* **Information provided**
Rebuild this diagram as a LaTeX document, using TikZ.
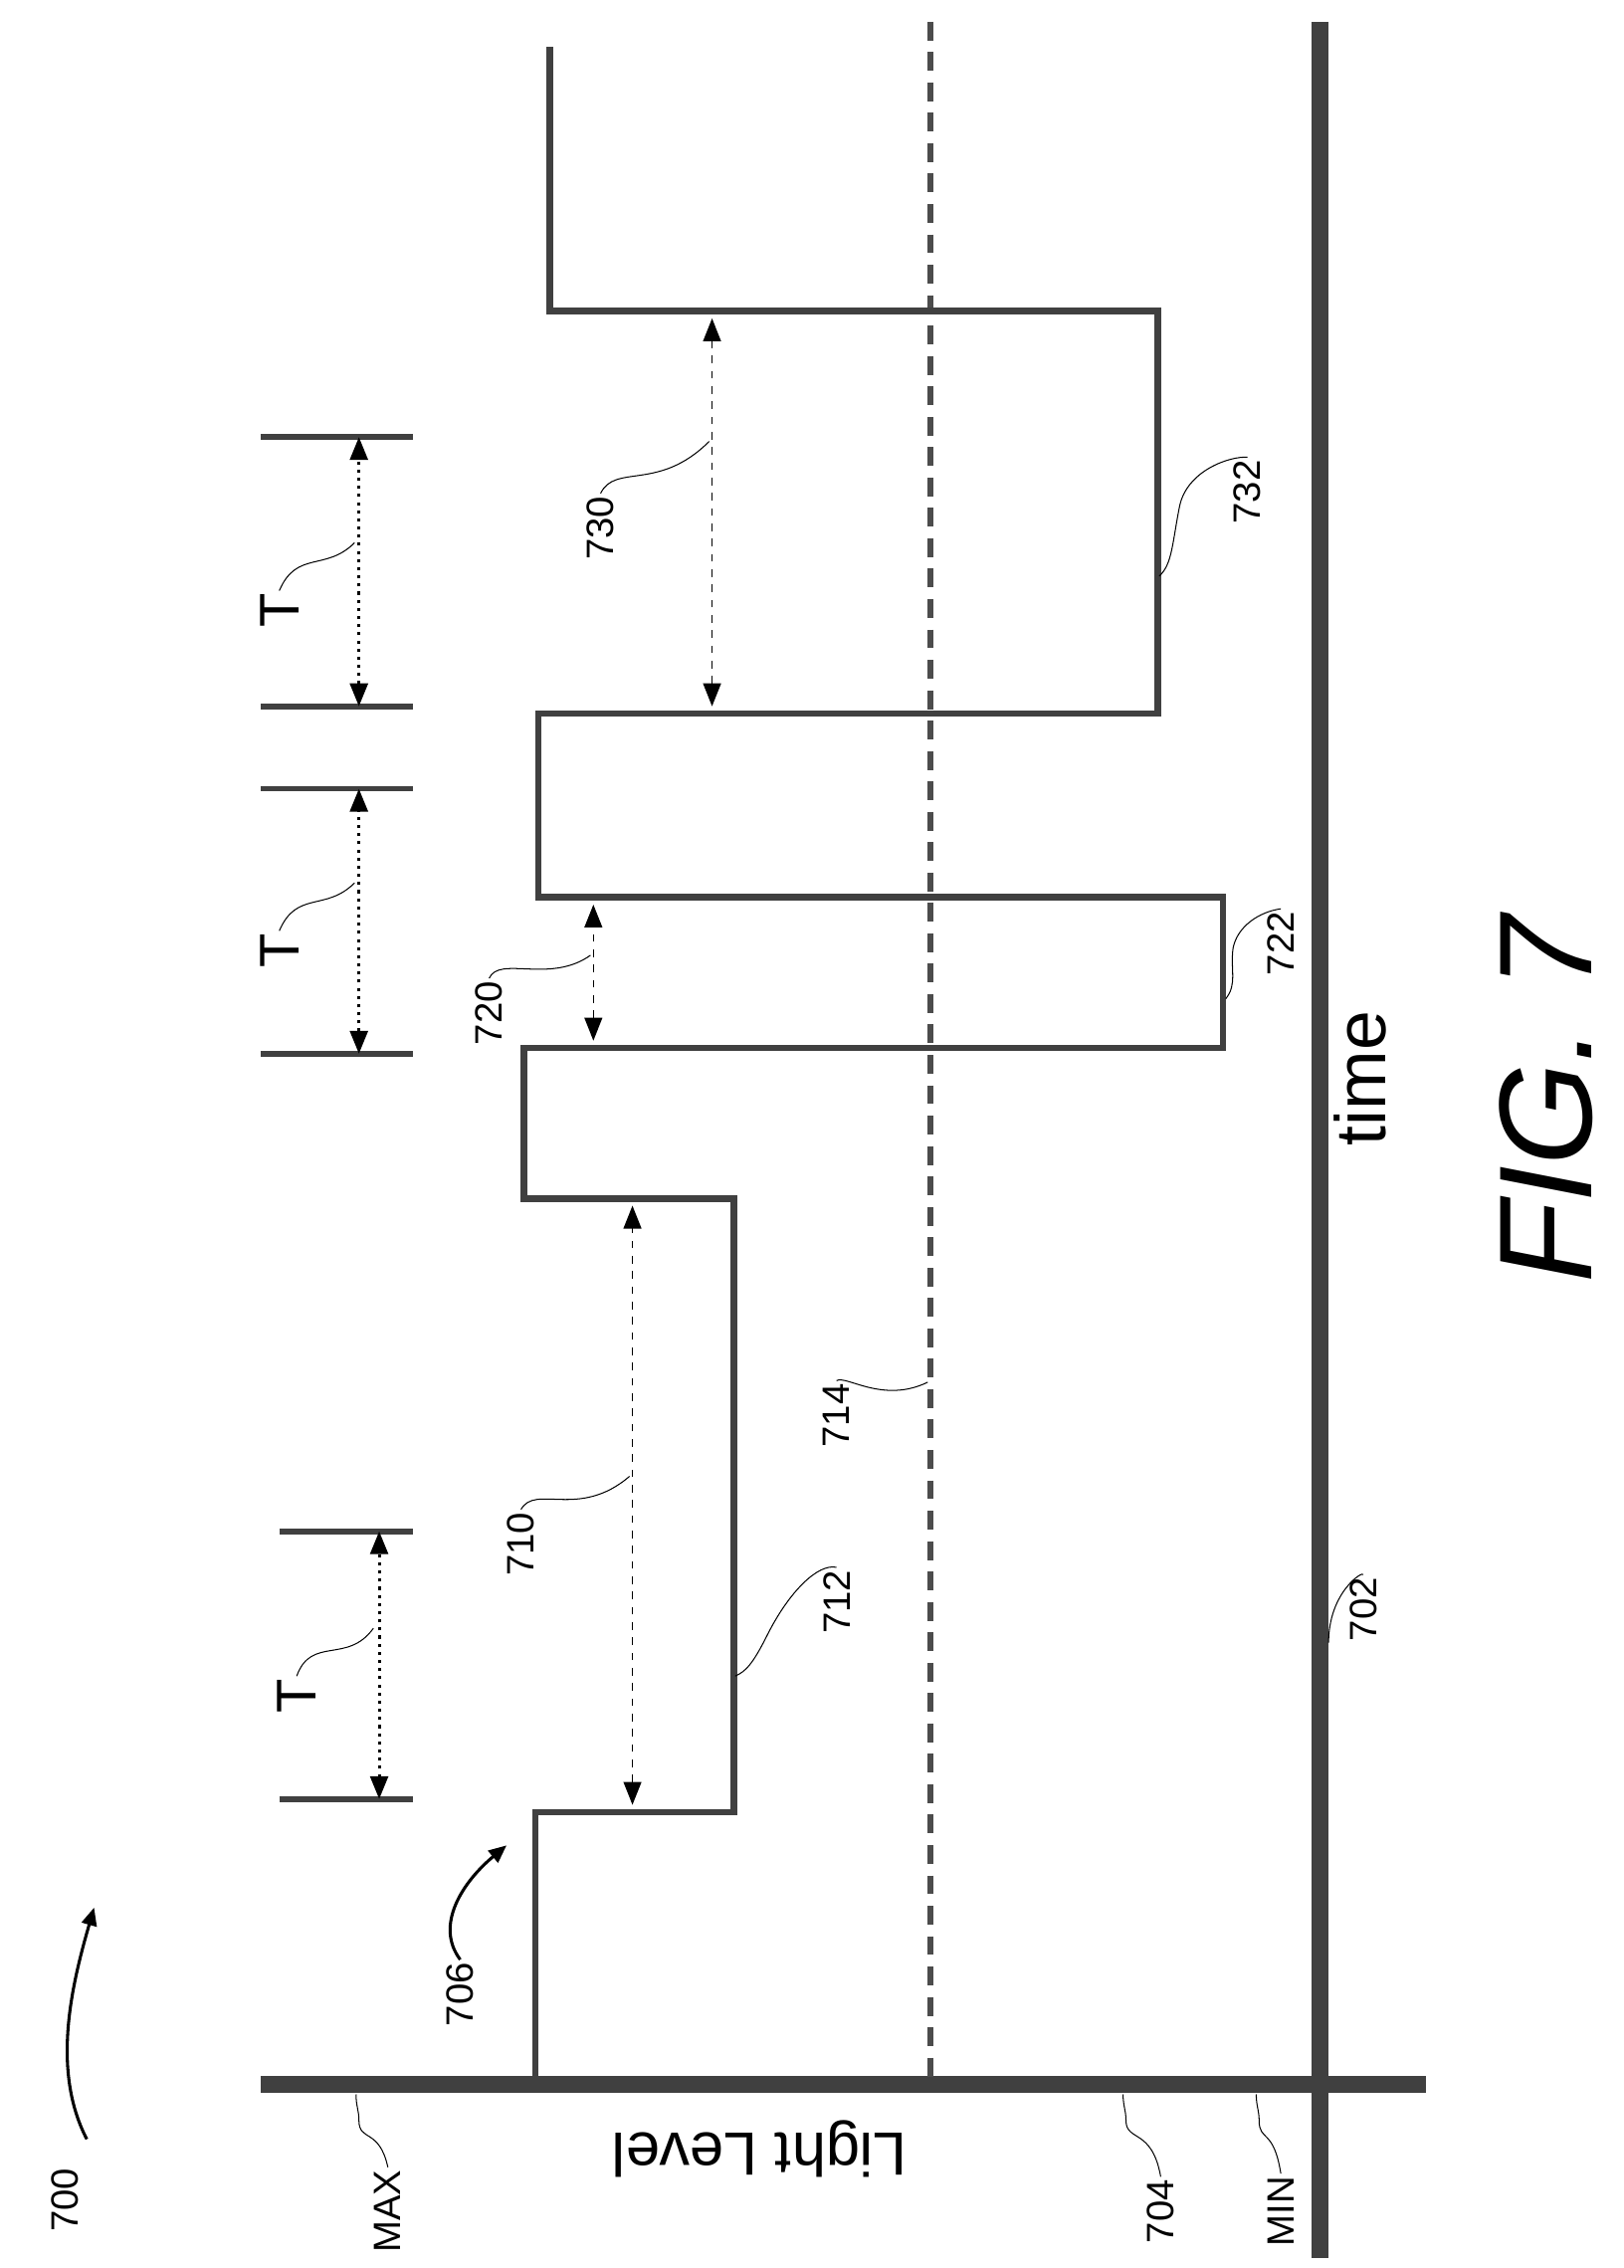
\documentclass[tikz,border=0pt]{standalone}
\usepackage{fontspec}
\setmainfont{Liberation Sans}
\usetikzlibrary{arrows.meta}
\begin{document}
\begin{tikzpicture}[x=0.02cm, y=-0.02cm,
    axis/.style={line width=6.5pt, black!75},
    signal/.style={line width=2.6pt, black!75},
    midline/.style={line width=2.4pt, black!70, dash pattern=on 0.26cm off 0.16cm},
    span/.style={line width=0.6pt, dashed, {Triangle[length=9pt,width=7pt]}-{Triangle[length=9pt,width=7pt]}},
    period/.style={line width=1.2pt, dotted, {Triangle[length=9pt,width=7pt]}-{Triangle[length=9pt,width=7pt]}},
    tick/.style={line width=2.2pt, black!75},
    leader/.style={line width=0.4pt},
    lbl/.style={font=\fontsize{15}{15}\selectfont, rotate=90, inner sep=1pt}
]
\useasboundingbox (0,0) rectangle (1122,1567);

% axes
\coordinate (timeTop) at (912,15);
\coordinate (timeEnd) at (912,1560);
\coordinate (lvlMax) at (180,1440);
\coordinate (lvlEnd) at (985,1440);
\draw[axis] (timeTop) -- (timeEnd);
\draw[axis] (lvlMax) -- (lvlEnd);
\coordinate (midTop) at (643,15);
\coordinate (midEnd) at (643,1437);
\draw[midline] (midTop) -- (midEnd);

% signal
\draw[signal] (370,1437) -- (370,1252) -- (507,1252) -- (507,828) -- (362,828)
    -- (362,724) -- (845,724) -- (845,620) -- (372,620) -- (372,493)
    -- (800,493) -- (800,215) -- (380,215) -- (380,32);

% spans
\coordinate (a710) at (437,1247);
\coordinate (b710) at (437,833);
\draw[span] (a710) -- (b710);
\coordinate (a720) at (410,719);
\coordinate (b720) at (410,625);
\draw[span] (a720) -- (b720);
\coordinate (a730) at (492,488);
\coordinate (b730) at (492,220);
\draw[span] (a730) -- (b730);

% periods
\foreach \xa/\xb/\ya/\yb/\xc in {193/285/1243/1058/262, 180/285/728/545/248, 180/285/488/302/248}{
  \draw[tick] (\xa,\ya) -- (\xb,\ya);
  \draw[tick] (\xa,\yb) -- (\xb,\yb);
  \draw[period] (\xc,\ya) -- (\xc,\yb);
}

% labels
\node[lbl, font=\fontsize{22}{22}\selectfont] (t1) at (205,1172) {T};
\node[lbl, font=\fontsize{22}{22}\selectfont] (t2) at (193,657) {T};
\node[lbl, font=\fontsize{22}{22}\selectfont] (t3) at (193,422) {T};
\draw[leader] (t1.east) .. controls (215,1130) and (240,1150) .. (258,1125);
\draw[leader] (t2.east) .. controls (205,615) and (225,630) .. (245,610);
\draw[leader] (t3.east) .. controls (205,380) and (225,395) .. (245,375);

\node[lbl] (l700) at (45,1520) {700};
\draw[leader, line width=1.2pt, -{Triangle[length=7pt,width=6pt]}] (60,1478) .. controls (35,1430) and (50,1370) .. (65,1318);
\node[lbl] (l706) at (318,1378) {706};
\draw[leader, line width=1.2pt, -{Triangle[length=7pt,width=6pt]}] (l706.east) .. controls (300,1330) and (320,1300) .. (350,1275);
\node[lbl] (l710) at (360,1067) {710};
\draw[leader] (l710.east) .. controls (370,1025) and (400,1050) .. (435,1020);
\node[lbl] (l712) at (578,1107) {712};
\draw[leader] (l712.east) .. controls (565,1080) and (545,1100) .. (530,1130) .. controls (520,1150) and (515,1155) .. (508,1158);
\node[lbl] (l714) at (578,978) {714};
\draw[leader] (l714.east) .. controls (585,950) and (610,970) .. (641,955);
\node[lbl] (l720) at (338,700) {720};
\draw[leader] (l720.east) .. controls (345,660) and (380,680) .. (408,660);
\node[lbl] (l722) at (885,652) {722};
\draw[leader] (l722.east) .. controls (870,630) and (855,640) .. (852,655) .. controls (850,670) and (855,680) .. (847,690);
\node[lbl] (l730) at (415,365) {730};
\draw[leader] (l730.east) .. controls (425,320) and (455,340) .. (490,305);
\node[lbl] (l732) at (862,340) {732};
\draw[leader] (l732.east) .. controls (850,315) and (820,325) .. (815,350) .. controls (810,375) and (810,390) .. (801,398);
\node[lbl] (l702) at (942,1112) {702};
\draw[leader] (l702.east) .. controls (942,1085) and (918,1100) .. (918,1135);
\node[lbl] (lmax) at (268,1528) {MAX};
\draw[leader] (lmax.east) .. controls (262,1470) and (248,1480) .. (248,1465) .. controls (248,1458) and (246,1455) .. (246,1447);
\node[lbl] (l704) at (802,1528) {704};
\draw[leader] (l704.east) .. controls (796,1470) and (778,1480) .. (778,1465) .. controls (778,1458) and (776,1455) .. (776,1447);
\node[lbl] (lmin) at (885,1528) {MIN};
\draw[leader] (lmin.east) .. controls (880,1470) and (870,1480) .. (870,1465) .. controls (870,1458) and (868,1455) .. (868,1447);
\node[font=\fontsize{24}{24}\selectfont, rotate=180] (llevel) at (525,1485) {Light Level};
\node[font=\fontsize{28}{28}\selectfont, rotate=90] (ltime) at (940,745) {time};
\node[font=\fontsize{52}{52}\selectfont\itshape, rotate=90] (lfig) at (1068,760) {FIG. 7};
\end{tikzpicture}
\end{document}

* **Requirements**
Write out, word for word, the lines from the start of the data through the one holding "(0,0) rectangle (1122,1567);". Omit pictures.

* **Answer to the task**
Rebuild this diagram as a LaTeX document, using TikZ.
\documentclass[tikz,border=0pt]{standalone}
\usepackage{fontspec}
\setmainfont{Liberation Sans}
\usetikzlibrary{arrows.meta}
\begin{document}
\begin{tikzpicture}[x=0.02cm, y=-0.02cm,
    axis/.style={line width=6.5pt, black!75},
    signal/.style={line width=2.6pt, black!75},
    midline/.style={line width=2.4pt, black!70, dash pattern=on 0.26cm off 0.16cm},
    span/.style={line width=0.6pt, dashed, {Triangle[length=9pt,width=7pt]}-{Triangle[length=9pt,width=7pt]}},
    period/.style={line width=1.2pt, dotted, {Triangle[length=9pt,width=7pt]}-{Triangle[length=9pt,width=7pt]}},
    tick/.style={line width=2.2pt, black!75},
    leader/.style={line width=0.4pt},
    lbl/.style={font=\fontsize{15}{15}\selectfont, rotate=90, inner sep=1pt}
]
\useasboundingbox (0,0) rectangle (1122,1567);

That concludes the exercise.